Несмотря на пятерых покойных мужей, детей у нее, похоже, нет, и она ничего на эту тему не говорит. В противоречие с идеологией средневековой церкви она вступает в вопросе главенства в браке. Ее бунт основывается на твердой вере в самовластие женщины, и я не согласен со словами Ховарда о том, что «ее рассказ дезавуирует ее феминистские взгляды, открывает нам в ней нечто такое, о чем мы могли лишь догадываться, нечто, чего она сама за собою не знает». По его мнению, Ткачихе нужно от мужа лишь показное подчинение, подчинение на словах, но думать так — значит недооценивать долю Чосеровой иронии, доставшуюся Ткачихе. Две строки — еще не весь рассказ, и они не отменяют восьмисот строк страстного пролога: «Она ж ему покорно уступала / Во всем, лишь бы порадовать его».

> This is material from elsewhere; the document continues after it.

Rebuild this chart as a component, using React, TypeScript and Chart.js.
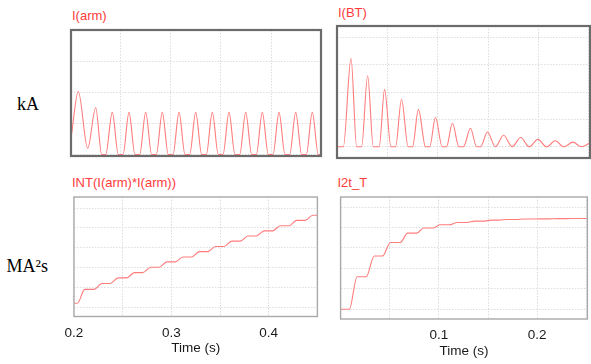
import React, { useEffect, useRef } from 'react';
import { Chart, registerables } from 'chart.js';

Chart.register(...registerables);

// ---- Data ----
// I(arm) [kA] vs time [s]
const ARM_T = [
  0.2, 0.2073, 0.2167, 0.2247, 0.2307, 0.2347, 0.2413, 0.2473, 0.252, 0.258,
  0.264, 0.2687, 0.2747, 0.2807, 0.2853, 0.2913, 0.2973, 0.302, 0.308, 0.314,
  0.3187, 0.3247, 0.3307, 0.3353, 0.3413, 0.3473, 0.352, 0.358, 0.364, 0.3687,
  0.3747, 0.3807, 0.3853, 0.3913, 0.3973, 0.402, 0.408, 0.414, 0.4187, 0.4247,
  0.4307, 0.4353, 0.4413, 0.4473, 0.45,
];
const ARM_KA = [
  0.52, 2.03, 0.2, 1.51, 0, 0, 1.36, 0, 0, 1.36,
  0, 0, 1.36, 0, 0, 1.36, 0, 0, 1.36, 0,
  0, 1.36, 0, 0, 1.36, 0, 0, 1.36, 0, 0,
  1.36, 0, 0, 1.36, 0, 0, 1.36, 0, 0, 1.36,
  0, 0, 1.36, 0, 0,
];

// I(BT) [kA] vs time [s]
const BT_T = [
  0, 0.0063, 0.0139, 0.0195, 0.0244, 0.0304, 0.036, 0.0419, 0.0472, 0.0535,
  0.0581, 0.064, 0.0706, 0.0749, 0.0808, 0.0878, 0.092, 0.0977, 0.1043, 0.1086,
  0.1145, 0.121, 0.1255, 0.1324, 0.1385, 0.1425, 0.1492, 0.1572, 0.1653, 0.1737,
  0.1822, 0.1907, 0.1993, 0.2079, 0.2165, 0.2252, 0.234, 0.2425, 0.251,
];
const BT_KA = [
  0, 0, 3.24, 0, 0, 2.6, 0, 0, 2.1, 0,
  0, 1.74, 0, 0, 1.37, 0, 0, 1.08, 0, 0,
  0.86, 0, 0, 0.68, 0, 0, 0.54, 0, 0.42, 0,
  0.34, 0, 0.27, 0, 0.22, 0, 0.17, 0, 0.14,
];

// INT(I(arm)*I(arm)) [MA²s] vs time [s]
const INT_T = [
  0.2, 0.2035, 0.211, 0.2207, 0.2287, 0.2373, 0.2453, 0.254, 0.262, 0.2707,
  0.2787, 0.2873, 0.2953, 0.304, 0.312, 0.3207, 0.3287, 0.3373, 0.3453, 0.354,
  0.362, 0.3707, 0.3787, 0.3873, 0.3953, 0.404, 0.412, 0.4207, 0.4287, 0.4373,
  0.4453, 0.45,
];
const INT_MA2S = [
  0.19, 0.19, 0.89, 0.89, 1.19, 1.19, 1.47, 1.47, 1.74, 1.74,
  2.01, 2.01, 2.28, 2.28, 2.53, 2.53, 2.8, 2.8, 3.06, 3.06,
  3.33, 3.33, 3.59, 3.59, 3.85, 3.85, 4.11, 4.11, 4.38, 4.38,
  4.64, 4.64,
];

// I2t_T [MA²s] vs time [s]
const I2T_T = [
  0, 0.0089, 0.0168, 0.026, 0.0343, 0.0426, 0.0508, 0.0605, 0.0683, 0.0775,
  0.0845, 0.094, 0.101, 0.1105, 0.1185, 0.1285, 0.1365, 0.1452, 0.1532, 0.1613,
  0.1693, 0.1782, 0.1862, 0.1953, 0.2033, 0.2125, 0.2205, 0.23, 0.238, 0.251,
];
const I2T_MA2S = [
  0, 0, 1.59, 1.59, 2.6, 2.6, 3.26, 3.26, 3.72, 3.72,
  3.97, 3.97, 4.13, 4.13, 4.24, 4.24, 4.31, 4.31, 4.36, 4.36,
  4.39, 4.39, 4.41, 4.41, 4.42, 4.42, 4.43, 4.43, 4.44, 4.44,
];

const LEFT_TICK_LABELS = [0.2, 0.3, 0.4];
const RIGHT_TICK_LABELS = [0.1, 0.2];
const TITLES = ['I(arm)', 'I(BT)', 'INT(I(arm)*I(arm))', 'I2t_T'];
const UNIT_LABELS = ['kA', 'MA²s'];
const X_TITLE = 'Time (s)';

// ---- Styling / layout ----
const SANS = '"Liberation Sans", Arial, Helvetica, sans-serif';
const SERIF = '"Liberation Serif", "Times New Roman", serif';
const LINE_COLOR = '#ff7c7c';
const TITLE_COLOR = '#ff3b3b';
const GRID_COLOR = '#dcdcdc';

type Panel = {
  left: number; top: number; width: number; height: number;
  pad: { left: number; top: number; right: number; bottom: number };
  xMin: number; xMax: number; yMin: number; yMax: number;
  t: number[]; v: number[];
  showX: boolean; labels: number[];
  frameColor: string; frameWidth: number;
};

const PANELS: Panel[] = [
  {
    left: 66, top: 25, width: 260, height: 136,
    pad: { left: 5, top: 5, right: 5, bottom: 5 },
    xMin: 0.2, xMax: 0.45, yMin: -0.048, yMax: 4.016,
    t: ARM_T, v: ARM_KA, showX: false, labels: LEFT_TICK_LABELS,
    frameColor: '#6b6b6b', frameWidth: 2.2,
  },
  {
    left: 332, top: 21, width: 263, height: 142,
    pad: { left: 5, top: 5, right: 5, bottom: 5 },
    xMin: 0, xMax: 0.251, yMin: -0.41, yMax: 4.42,
    t: BT_T, v: BT_KA, showX: false, labels: RIGHT_TICK_LABELS,
    frameColor: '#6b6b6b', frameWidth: 2.2,
  },
  {
    left: 56, top: 192, width: 270, height: 167,
    pad: { left: 15, top: 5, right: 5, bottom: 2.5 },
    xMin: 0.2, xMax: 0.45, yMin: -0.48, yMax: 5.56,
    t: INT_T, v: INT_MA2S, showX: true, labels: LEFT_TICK_LABELS,
    frameColor: '#a9a9a9', frameWidth: 1.4,
  },
  {
    left: 332, top: 192, width: 263, height: 169,
    pad: { left: 5, top: 5, right: 5, bottom: 2 },
    xMin: 0, xMax: 0.251, yMin: -0.48, yMax: 5.49,
    t: I2T_T, v: I2T_MA2S, showX: true, labels: RIGHT_TICK_LABELS,
    frameColor: '#a9a9a9', frameWidth: 1.4,
  },
];

const TITLE_POS = [
  { left: 72, top: 9 },
  { left: 338, top: 5.5 },
  { left: 72, top: 175.5 },
  { left: 337.5, top: 175.5 },
];
const UNIT_POS = [
  { left: 17, top: 95 },
  { left: 6.5, top: 256.5 },
];

const framePlugin = {
  id: 'frame',
  afterDraw(chart: any, _args: any, opts: any) {
    const { ctx, chartArea } = chart;
    ctx.save();
    ctx.strokeStyle = opts.color;
    ctx.lineWidth = opts.width;
    ctx.strokeRect(chartArea.left, chartArea.top, chartArea.right - chartArea.left, chartArea.bottom - chartArea.top);
    ctx.restore();
  },
};

function PanelChart({ p }: { p: Panel }) {
  const ref = useRef<HTMLCanvasElement | null>(null);
  useEffect(() => {
    if (!ref.current) return;
    const data = p.t.map((x, i) => ({ x, y: p.v[i] }));
    const chart = new Chart(ref.current, {
      type: 'line',
      data: {
        datasets: [
          {
            data,
            borderColor: LINE_COLOR,
            borderWidth: 1.1,
            pointRadius: 0,
            fill: false,
            cubicInterpolationMode: 'monotone',
          } as any,
        ],
      },
      options: {
        animation: false,
        responsive: false,
        maintainAspectRatio: false,
        devicePixelRatio: 1,
        events: [],
        layout: { padding: p.pad },
        plugins: {
          legend: { display: false },
          tooltip: { enabled: false },
          title: { display: false },
          frame: { color: p.frameColor, width: p.frameWidth },
        } as any,
        scales: {
          x: {
            type: 'linear',
            min: p.xMin,
            max: p.xMax,
            afterFit: (s: any) => { s.height = p.showX ? 40 : 0; },
            ticks: {
              display: p.showX,
              stepSize: 0.05,
              autoSkip: false,
              includeBounds: false,
              maxRotation: 0,
              padding: 8.6,
              color: '#1a1a1a',
              font: { family: SANS, size: 13.5 },
              callback: (val: any) => {
                const n = Number(val);
                return p.labels.some((l) => Math.abs(l - n) < 1e-6) ? n.toFixed(1) : '';
              },
            },
            grid: { color: GRID_COLOR, drawTicks: false, lineWidth: 1 },
            border: { display: false, dash: [1.5, 1.5] },
            title: {
              display: p.showX,
              text: X_TITLE,
              color: '#1a1a1a',
              padding: 0,
              font: { family: SANS, size: 13.5 },
            },
          },
          y: {
            type: 'linear',
            min: p.yMin,
            max: p.yMax,
            afterFit: (s: any) => { s.width = 0; },
            ticks: { display: false, stepSize: 1, includeBounds: false },
            grid: { color: GRID_COLOR, drawTicks: false, lineWidth: 1 },
            border: { display: false, dash: [1.5, 1.5] },
          },
        },
      } as any,
      plugins: [framePlugin],
    });
    return () => chart.destroy();
  }, [p]);
  return (
    <canvas
      ref={ref}
      width={p.width}
      height={p.height}
      style={{ position: 'absolute', left: p.left, top: p.top, width: p.width, height: p.height, display: 'block' }}
    />
  );
}

export default function App() {
  return (
    <div
      style={{
        position: 'absolute', left: 0, top: 0, width: 591, height: 364,
        overflow: 'hidden', background: '#ffffff',
      }}
    >
      {PANELS.map((p, i) => (
        <PanelChart key={i} p={p} />
      ))}
      {TITLES.map((t, i) => (
        <div
          key={t}
          style={{
            position: 'absolute', left: TITLE_POS[i].left, top: TITLE_POS[i].top,
            font: `13px ${SANS}`, lineHeight: '13px', color: TITLE_COLOR, whiteSpace: 'nowrap',
          }}
        >
          {t}
        </div>
      ))}
      {UNIT_LABELS.map((u, i) => (
        <div
          key={u}
          style={{
            position: 'absolute', left: UNIT_POS[i].left, top: UNIT_POS[i].top,
            font: `18px ${SERIF}`, lineHeight: '18px', color: '#000', whiteSpace: 'nowrap',
          }}
        >
          {u}
        </div>
      ))}
    </div>
  );
}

Как я понимаю, словам «во всем» Ткачиха придает сугубо эротическое значение. В строке, непосредственно предшествующей этим, муж целует жену тысячу раз подряд[148], а представление о том, что радует мужчину, Ткачиха имеет вполне непоколебимое. Да, самовластие ей нужно — везде, кроме постели, и ее неизбежный шестой муж в этом убедится. Как мы знаем с ее слов, трое ее мужей были хорошие, старые и богатые, четвертый же с пятым были молодые и жить с ними было непросто. Четвертого, посмевшего завести любовницу, она правомерно свела в могилу; а пятый, вдвое ее моложе, оглушил ее на одно ухо за то, что она вырвала страницы из «антифеминистской» книги, которую он ей в обязательном порядке читал. После того как он в конце концов сдался, сжег эту книгу[149] и уступил ей всю власть, они жили счастливо, но в один день не умерли. Чосер иронически намекает, что безудержно похотливая Ткачиха, выжав все соки из четырех мужей, доконала и пятого, любимого.

Ее спутники-паломники прекрасно понимают, что Ткачиха хочет сказать. Какого бы пола ни был читающий, лишь музыкальная глухота или же отвращение к жизни могут противостоять наиболее возвышенным моментам Ткачихиного томления и самовосхваления. Посреди рассказа о четвертом муже она рассуждает о своей любви к вину и ее тесной связи с ее любовью к любви, а затем вдруг восклицает:

Но, видит бог, как вспомню я про это —
И осенью как будто снова лето.
Как в юности, все сердце обомрет,
И сладко мне, что был и мой черед,
Что жизнь свою недаром прожила я.
Теперь я что? Матрона пожилая.
Украло время красоту, и силу,
И все, что встарь ко мне мужчин манило.
Прошла пора, а кровь, знай, колобродит.
Ко мне теперь муку молоть не ходят.
Что ж, отруби я стану продавать,
Еще мне рано вовсе унывать[150].

Новых откровений тут нет; ничего, что дополнило бы масштаб и строй «Кентерберийских рассказов». В этих двенадцати строчках Ткачиха смешивает свои воспоминания с желаниями и констатирует, что время ее изменило. Если есть у Чосера пассаж, преодолевающий иронию, то это именно он — в нем иронизирует только время, непобедимый враг всех героических жизнелюбцев. Этой иронии все еще героическая Батская ткачиха противопоставляет великолепнейшую свою строчку: «И сладко мне, что был и мой черед». «Мой черед» — это победа; пусть от ее былой живости осталась одна видимость, истинная сила этой женщины — в ее фальстафианской безунывности. Горечь наполняет и удостоверяет ее ощущение утраты: скверна старческой похоти, быть может, уже не за горами — но она понимает, что ей приличествует лишь сознательная жизнерадостность, и это создает светскую, эмпирическую мудрость, дополняющую ее критику идеалов церкви, с позиции которой она подлежит порицанию. Чосер, в свои без малого шестьдесят лет чувствовавший себя глубоким стариком, дал ей красноречие, достойное и персонажа, и создателя.